Dear Urban and Leo,
Thanks for the informative response.
On 7/8/2026 11:37 AM, Leo Vegoda wrote:
[...]>
> There are two drivers for this proposal. One is to reduce administration and the other is to encourage honesty. The first driver meant we agreed to limit the scope to addresses issued by the RIPE NCC as they have to check that the legitimacy of addresses issued by other registries anyway and at that point you're already in a manual process. And while we're not personally aware of many ASN requests being rejected by the RIPE NCC, we want to remove a policy requirement that might have encouraged some organisations to lie. We believe that there's real value in reinforcing the expectation of honesty.
>
If first assignments are not actually being rejected for new LIRs or
End-Users, then the problem this proposal is trying to solve might not
even exist. A human will still process the request even if no
multihoming is required; I don't think the RIPE NCC is going full auto
on dispensing integers.
And if the goal is simply to end the fake-multihoming that several
people have welcomed the end of, that can be achieved by removing one
sentence from the current policy:
"A network must be multihomed in order to qualify for an AS Number."

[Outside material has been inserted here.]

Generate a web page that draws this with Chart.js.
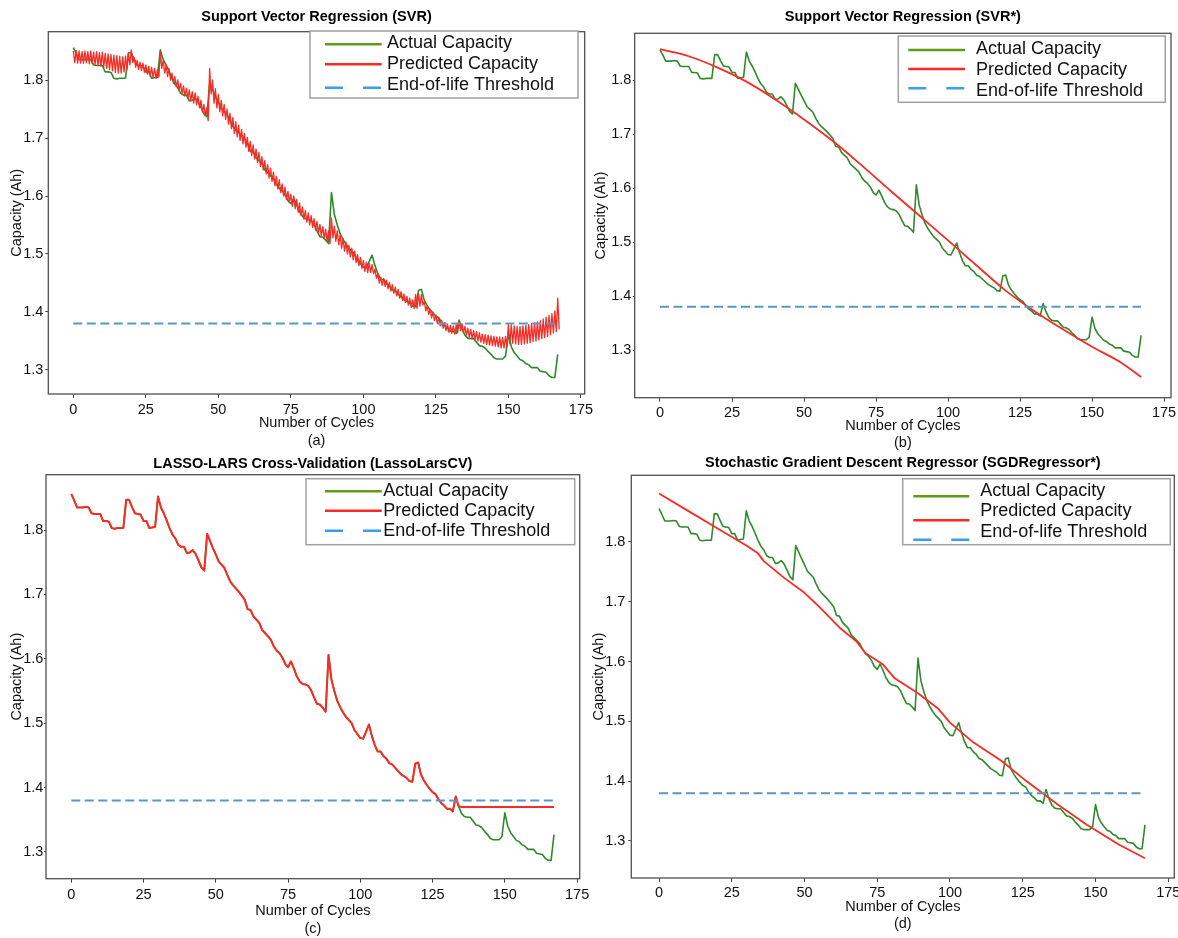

That would be a considerably smaller change than the proposed rewrite,
and I would +1 that.
Applying only that small change would also keep the RIPE NCC region from
diverging unnecessarily from the other RIRs, which is more in line with
the coordinated registry system the NRO (of which the RIPE NCC is a
member) exists to promote: "Providing and promoting a coordinated
Internet number registry system."
The RIPE NCC already has the most relaxed integer dispensing among the
RIRs. Per the averages in my previous email, RIPE NCC hands out roughly
twice as many ASNs as ARIN, with some of that coming from other regions
that prefer our online shop for integers for its simplicity and fewest
questions asked. As of today the out-of-region ASN registrations are:
ripencc=1776, apnic=209, arin=96, lacnic=2, afrinic=0, so it is already
a fairly successful cross-region online shop for integers, and I am not
convinced it needs more simplification.
[...]
>
> We're not trying to tell product and business managers what offers they should develop. But we recognise that fewer constraints on innovation are likely to unleash new products.
>
So these new BGP based products do not exist yet, and will either be
invented or not, independently of whether this policy passes. By the
same reasoning, another paragraph could be added to the supporting
arguments stating that both providers and customers could win the
lottery in countries within the RIPE NCC service region, followed by
"this is a good thing" to authoritatively qualify it as good. Both
statements are equally speculative and neither belongs in the rationale.